Au regard de la directive services de médias audiovisuels dite « directive SMA » (1) la Cour de justice de l’Union européenne a eu l’occasion, dans un arrêt rendu le 21 octobre 2015 (2), de définir la notion de « service de médias audiovisuels » et de poser des critères permettant l’application uniforme de cette notion par les juridictions des Etats membres.
L’affaire portée devant la CJUE concernait le site internet d’un journal autrichien. Sur ce site internet figurait un lien vers un sous-domaine nommé « Vidéos » comprenant un catalogue d’environ trois cent vidéos. La majorité des vidéos, principalement de courte durée, étaient des bulletins d’informations portant sur des sujets variés ; d’autres vidéos ont été ajoutées par les utilisateurs du site internet.
Le régulateur autrichien des communications, autrement dit l’équivalent du CSA français, avait décidé que la section « Vidéos » de ce site internet était un service de médias audiovisuels ou « SMA ».
La première question posée à la CJUE était de savoir si les contenus vidéos correspondaient à la notion de « programme » au sens de la directive qui les définit comme « un ensemble d’images animées, combinées ou non à du son, constituant un seul élément dans le cadre d’une grille ou d’un catalogue établi par un fournisseur de services de médias et dont la forme et le contenu sont comparables à ceux de la radiodiffusion télévisuelle ».
La CJUE a considéré que la notion de « programme » n’implique aucune condition de durée. Rappelant la finalité de la directive qui est d’éviter que des éditeurs de contenus sur internet fassent concurrence, de manière déloyale, aux services de télévision traditionnels (« services de télévision linéaire »), la CJUE a considéré que les contenus de la section « Vidéos » pouvaient entrés en concurrence avec les services traditionnels de télévision et élargit ainsi la notion de SMA.
La deuxième question portait sur les critères à mettre en œuvre pour déterminer si « l’objet principal » du site web d’un quotidien qui met à disposition des vidéos. En effet, il convient de rappeler qu’une offre de contenus audiovisuels sur un site internet ne peut être considérée comme un service de médias audiovisuels que si les éléments audiovisuels ne sont pas « secondaires » au sens de la directive. La CJUE considère que le fait que l’offre audiovisuelle soit présentée dans « le domaine principal ou dans un sous-domaine de celui-ci ne saurait être déterminant » et pose un nouveau critère permettant de savoir si une offre de contenus audiovisuels pouvait être qualifiée de SMA.

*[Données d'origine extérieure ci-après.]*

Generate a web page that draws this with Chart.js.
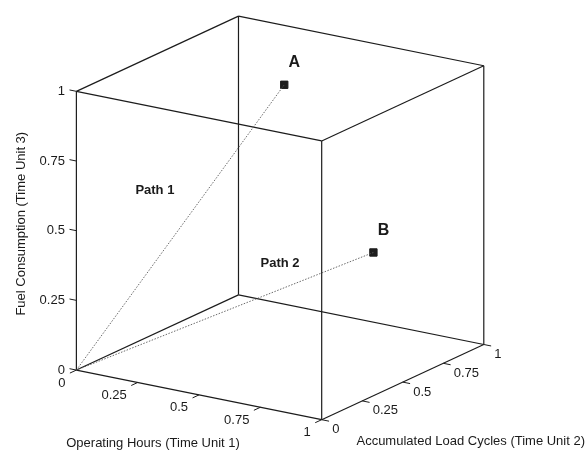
<!DOCTYPE html>
<html>
<head>
<meta charset="utf-8">
<script src="https://cdn.jsdelivr.net/npm/chart.js@4.4.1/dist/chart.umd.min.js"></script>
<style>
html, body { margin: 0; padding: 0; background: #fff; }
#wrap { width: 587px; height: 458px; }
</style>
</head>
<body>
<div id="wrap"><canvas id="cube" width="587" height="458"></canvas></div>
<script>
// ticks shared by all three axes
var tickValues = [0, 0.25, 0.5, 0.75, 1];
var tickLabels = ['0', '0.25', '0.5', '0.75', '1'];
var axisTitles = ['Operating Hours (Time Unit 1)', 'Accumulated Load Cycles (Time Unit 2)', 'Fuel Consumption (Time Unit 3)'];

// path end points, [hours, load cycles, fuel]
var pointNames = ['A', 'B'];
var pointA = [0.55, 0.45, 1];
var pointB = [0.55, 1, 0.25];
var pathNames = ['Path 1', 'Path 2'];
var pathNoteAt = [[0.32, 0, 0.70], [0.83, 0, 0.53]];

// oblique view of the unit box onto the canvas plane
var view = { ox: 71.7, oy: 374, ex: [250.6, 51], ey: [165.6, -77.3], ez: [0, -286.5] };
function proj(p) {
    return {
        x: view.ox + p[0] * view.ex[0] + p[1] * view.ey[0] + p[2] * view.ez[0],
        y: view.oy + p[0] * view.ex[1] + p[1] * view.ey[1] + p[2] * view.ez[1]
    };
}

var lo = tickValues[0], hi = tickValues[tickValues.length - 1];
var datasets = [];

// 12 box edges: corner pairs that differ in one coordinate
var corners = [];
[lo, hi].forEach(function (a) { [lo, hi].forEach(function (b) { [lo, hi].forEach(function (c) { corners.push([a, b, c]); }); }); });
corners.forEach(function (p, i) {
    corners.forEach(function (q, j) {
        if (j <= i) return;
        var diff = 0;
        for (var k = 0; k < 3; k++) if (p[k] !== q[k]) diff++;
        if (diff === 1) {
            datasets.push({ data: [proj(p), proj(q)], showLine: true, borderColor: '#1c1c1c', borderWidth: 1.2, pointRadius: 0 });
        }
    });
});

// dotted paths from the origin (first datasets end up drawn on top)
[pointA, pointB].forEach(function (p) {
    datasets.unshift({ data: [proj([lo, lo, lo]), proj(p)], showLine: true, borderColor: '#5a5a5a', borderWidth: 0.9, borderDash: [1.5, 1.5], pointRadius: 0 });
});

// end markers
datasets.push({
    data: [proj(pointA), proj(pointB)],
    showLine: false, pointStyle: 'rect', pointRadius: 5.2,
    backgroundColor: '#1e1e1e', borderColor: '#1e1e1e', borderWidth: 1
});

var cubeText = {
    id: 'cubeText',
    afterDatasetsDraw: function (chart) {
        var ctx = chart.ctx, sx = chart.scales.x, sy = chart.scales.y;
        function px(p) { var q = proj(p); return [sx.getPixelForValue(q.x), sy.getPixelForValue(q.y)]; }
        function seg(a, b) {
            var p = px(a), q = px(b);
            ctx.beginPath(); ctx.moveTo(p[0], p[1]); ctx.lineTo(q[0], q[1]); ctx.stroke();
        }
        ctx.save();
        ctx.strokeStyle = '#1c1c1c';
        ctx.lineWidth = 1;
        ctx.fillStyle = '#1a1a1a';
        ctx.font = '13px "Liberation Sans", Arial, sans-serif';
        ctx.textBaseline = 'middle';

        tickValues.forEach(function (t, i) {
            // hours axis along the front bottom edge
            seg([t, lo, lo], [t, lo - 0.04, lo]);
            var p = px([t, lo, lo]);
            ctx.textAlign = 'right';
            ctx.fillText(tickLabels[i], p[0] - 11, p[1] + 13);
            // load cycles axis along the right bottom edge
            seg([hi, t, lo], [hi + 0.03, t, lo]);
            p = px([hi, t, lo]);
            ctx.textAlign = 'left';
            ctx.fillText(tickLabels[i], p[0] + 10.5, p[1] + 10);
            // fuel axis up the left edge
            seg([lo, lo, t], [lo - 0.028, lo, t]);
            p = px([lo, lo, t]);
            ctx.textAlign = 'right';
            ctx.fillText(tickLabels[i], p[0] - 11.5, p[1]);
        });

        // axis titles
        ctx.textAlign = 'center';
        var p = px([0.5, lo, lo]);
        ctx.fillText(axisTitles[0], p[0] - 46, p[1] + 49);
        p = px([hi, 0.5, lo]);
        ctx.fillText(axisTitles[1], p[0] + 68, p[1] + 59);
        p = px([lo, lo, 0.5]);
        ctx.save();
        ctx.translate(p[0] - 55, p[1] - 7);
        ctx.rotate(-Math.PI / 2);
        ctx.fillText(axisTitles[2], 0, 0);
        ctx.restore();

        // path notes and point names
        ctx.font = 'bold 13px "Liberation Sans", Arial, sans-serif';
        pathNames.forEach(function (name, i) {
            var q = px(pathNoteAt[i]);
            ctx.fillText(name, q[0], q[1]);
        });
        ctx.font = 'bold 16px "Liberation Sans", Arial, sans-serif';
        [pointA, pointB].forEach(function (pt, i) {
            var q = px(pt);
            ctx.fillText(pointNames[i], q[0] + 10, q[1] - 22);
        });
        ctx.restore();
    }
};

new Chart(document.getElementById('cube'), {
    type: 'scatter',
    data: { datasets: datasets },
    options: {
        responsive: false,
        animation: false,
        events: [],
        layout: { padding: 0 },
        plugins: { legend: { display: false }, tooltip: { enabled: false } },
        scales: {
            x: { type: 'linear', min: 0, max: 587, display: false },
            y: { type: 'linear', min: 0, max: 458, reverse: true, display: false }
        }
    },
    plugins: [cubeText]
});
</script>
</body>
</html>
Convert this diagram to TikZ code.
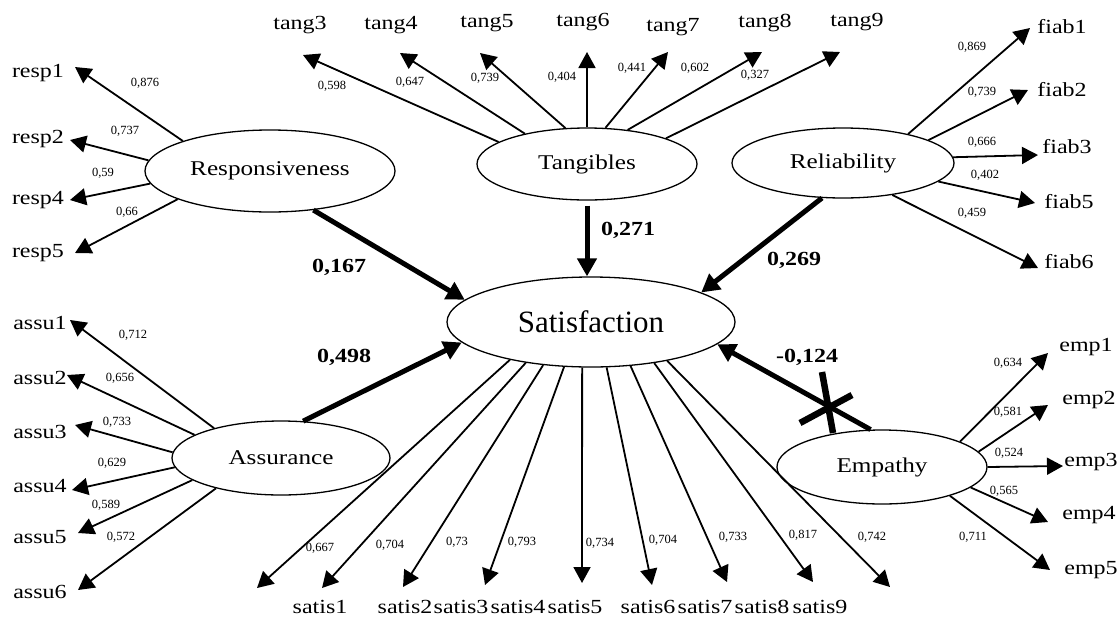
\documentclass[tikz,border=0pt]{standalone}
\usepackage{fontspec}
\setmainfont{Liberation Serif}[FakeStretch=1.2]
\newfontfamily\plainserif{Liberation Serif}
\usetikzlibrary{arrows.meta, shapes.geometric}

\begin{document}
\begin{tikzpicture}[x=1pt, y=-1pt,
    latent/.style={draw, ellipse, line width=1.3pt, inner sep=0pt, font=\fontsize{21}{21}\selectfont},
    item/.style={inner sep=1pt, font=\fontsize{20}{20}\selectfont},
    load/.style={inner sep=0pt, font=\plainserif\fontsize{12.5}{12.5}\selectfont},
    coef/.style={inner sep=0pt, font=\bfseries\fontsize{20}{20}\selectfont},
    ind/.style={-{Triangle[length=16pt, width=17pt]}, line width=1.8pt},
    effect/.style={-{Triangle[length=18pt, width=19pt]}, line width=5pt},
    cross/.style={line width=6.5pt}]
    \useasboundingbox (0,0) rectangle (1119,619);

    % Latent variables
    \node[latent, minimum width=250pt, minimum height=82pt] (resp) at (270,171) {Responsiveness};
    \node[latent, minimum width=220pt, minimum height=72pt] (tang) at (587,164) {Tangibles};
    \node[latent, minimum width=222pt, minimum height=70pt] (reli) at (843,163) {Reliability};
    \node[latent, minimum width=288pt, minimum height=90pt, font=\plainserif\fontsize{31}{31}\selectfont] (sat) at (591,322) {Satisfaction};
    \node[latent, minimum width=218pt, minimum height=74pt] (assu) at (281,458) {Assurance};
    \node[latent, minimum width=210pt, minimum height=74pt] (empa) at (882,467) {Empathy};

    % Responsiveness items
    \foreach \nm/\lbl/\lx/\ly/\ang/\tx/\ty/\vx/\vy/\val in {
        r1/resp1/38/73/161/75/67/145/83/{0,876},
        r2/resp2/38/139/175/70/140/125/131/{0,737},
        r4/resp4/38/200/186/70/200/103/173/{0,59},
        r5/resp5/38/253/197/75/253/127/212/{0,66}}
    {
        \node[item] (\nm) at (\lx,\ly) {\lbl};
        \coordinate (\nm-tip) at (\tx,\ty);
        \draw[ind] (resp.\ang) -- (\nm-tip);
        \node[load] (\nm-val) at (\vx,\vy) {\val};
    }

    % Tangibles items
    \foreach \nm/\lbl/\lx/\ly/\ang/\tx/\ty/\vx/\vy/\val in {
        t3/tang3/300/25/166/303/55/332/86/{0,598},
        t4/tang4/391/25/154/400/53/410/82/{0,647},
        t5/tang5/487/23/121/480/53/485/78/{0,739},
        t6/tang6/583/22/90/587/52/562/77/{0,404},
        t7/tang7/673/27/63/668/52/632/68/{0,441},
        t8/tang8/765/23/40/762/52/695/68/{0,602},
        t9/tang9/857/22/18/840/52/755/75/{0,327}}
    {
        \node[item] (\nm) at (\lx,\ly) {\lbl};
        \coordinate (\nm-tip) at (\tx,\ty);
        \draw[ind] (tang.\ang) -- (\nm-tip);
        \node[load] (\nm-val) at (\vx,\vy) {\val};
    }

    % Reliability items
    \foreach \nm/\lbl/\lx/\ly/\ang/\tx/\ty/\vx/\vy/\val in {
        f1/fiab1/1062/27/24/1030/28/972/47/{0,869},
        f2/fiab2/1062/90/15/1028/90/982/92/{0,739},
        f3/fiab3/1067/147/3/1038/155/982/142/{0,666},
        f5/fiab5/1069/202/349/1035/203/985/175/{0,402},
        f6/fiab6/1069/262/327/1038/268/972/213/{0,459}}
    {
        \node[item] (\nm) at (\lx,\ly) {\lbl};
        \coordinate (\nm-tip) at (\tx,\ty);
        \draw[ind] (reli.\ang) -- (\nm-tip);
        \node[load] (\nm-val) at (\vx,\vy) {\val};
    }

    % Assurance items
    \foreach \nm/\lbl/\lx/\ly/\ang/\tx/\ty/\vx/\vy/\val in {
        a1/assu1/40/323/156/70/320/133/335/{0,712},
        a2/assu2/40/378/165/67/375/120/378/{0,656},
        a3/assu3/40/432/177/75/425/117/422/{0,733},
        a4/assu4/40/486/185/72/490/112/463/{0,629},
        a5/assu5/40/537/194/78/533/106/505/{0,589},
        a6/assu6/40/592/205/78/590/121/537/{0,572}}
    {
        \node[item] (\nm) at (\lx,\ly) {\lbl};
        \coordinate (\nm-tip) at (\tx,\ty);
        \draw[ind] (assu.\ang) -- (\nm-tip);
        \node[load] (\nm-val) at (\vx,\vy) {\val};
    }

    % Empathy items
    \foreach \nm/\lbl/\lx/\ly/\ang/\tx/\ty/\vx/\vy/\val in {
        e1/emp1/1086/347/18/1048/353/1008/363/{0,634},
        e2/emp2/1089/400/9/1048/405/1008/412/{0,581},
        e3/emp3/1091/462/0/1063/466/1009/453/{0,524},
        e4/emp4/1089/515/347/1048/522/1004/491/{0,565},
        e5/emp5/1091/570/337/1050/570/973/537/{0,711}}
    {
        \node[item] (\nm) at (\lx,\ly) {\lbl};
        \coordinate (\nm-tip) at (\tx,\ty);
        \draw[ind] (empa.\ang) -- (\nm-tip);
        \node[load] (\nm-val) at (\vx,\vy) {\val};
    }

    % Satisfaction items
    \foreach \nm/\lbl/\lx/\ly/\ang/\tx/\ty/\vx/\vy/\val in {
        s1/satis1/320/607/205/257/588/320/548/{0,667},
        s2/satis2/405/607/212/322/588/390/545/{0,704},
        s3/satis3/461/607/222/403/587/457/542/{0,73},
        s4/satis4/518/607/239/485/585/522/542/{0,793},
        s5/satis5/575/607/259/582/583/600/543/{0,734},
        s6/satis6/648/607/289/652/585/663/540/{0,704},
        s7/satis7/705/607/312/727/582/733/537/{0,733},
        s8/satis8/762/607/327/813/582/803/535/{0,817},
        s9/satis9/820/607/333/890/587/872/537/{0,742}}
    {
        \node[item] (\nm) at (\lx,\ly) {\lbl};
        \coordinate (\nm-tip) at (\tx,\ty);
        \draw[ind] (sat.\ang) -- (\nm-tip);
        \node[load] (\nm-val) at (\vx,\vy) {\val};
    }

    % Structural paths
    \draw[effect] (resp.318) -- (sat.170);
    \draw[effect] ([yshift=-5pt]tang.south) -- (tang.south |- sat.north);
    \draw[effect] (reli.239) -- (sat.15);
    \draw[effect] (assu.59) -- (sat.189);
    \draw[effect] (empa.107) -- (sat.350);

    % Path coefficients
    \node[coef] (b-resp) at (339,267) {0,167};
    \node[coef] (b-tang) at (628,230) {0,271};
    \node[coef] (b-reli) at (794,260) {0,269};
    \node[coef] (b-assu) at (344,357) {0,498};
    \node[coef] (b-empa) at (807,357) {-0,124};

    % Non-significant mark
    \draw[cross] (822,372) -- (833,433) (800,423) -- (852,395);
\end{tikzpicture}
\end{document}
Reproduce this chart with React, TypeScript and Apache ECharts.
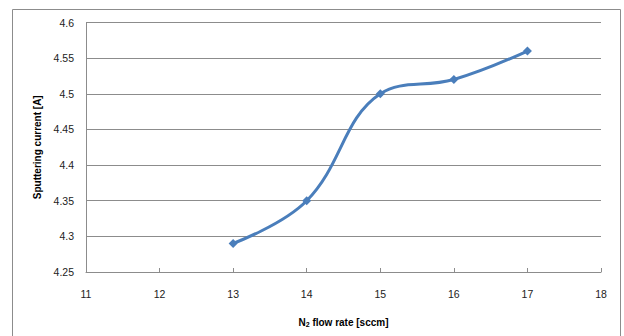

Désormais, la CJUE considère que le critère permettant de décider qu’il s’agit d’un SMA est l’autonomie des contenus audiovisuels proposés « par rapport à ceux des articles de presse écrite de l’éditeur du journal en ligne ». Ainsi, lorsque l’offre de contenus audiovisuels apparaît comme « l’accessoire indissociable de l’activité journalistique de cet éditeur », il ne relève pas du champ d’application de la directive. Dès lors que l’offre audiovisuelle ne présente pas de lien particulier avec les autres contenus du site, il y a lieu de considérer qu’il s’agit d’un service de médias audiovisuels.
Cet arrêt de la CJUE va donc faciliter le travail du CSA dans la qualification de SMA même si la nécessité d’une analyse au cas par cas subsiste. La CJUE manifeste ainsi clairement sa volonté d’une interprétation extensive de la notion de SMA.
Marie Soulez
Clémence Delebarre
Lexing Propriété intellectuelle Contentieux
(1) Directive Services de médias audiovisuels : Directive 2010/13/UE du Parlement européen et du Conseil du 10-3-2010 visant à la coordination de certaines dispositions législatives, réglementaires et administratives des États membres relatives à la fourniture de services de médias audiovisuels (JOUE L 95 du 15-4-2010, p. 1–24).
(2) CJUE 21-10-2015 Affaire C-347/14 New Media Online GmbH c/ Bundeskommunikationssenat.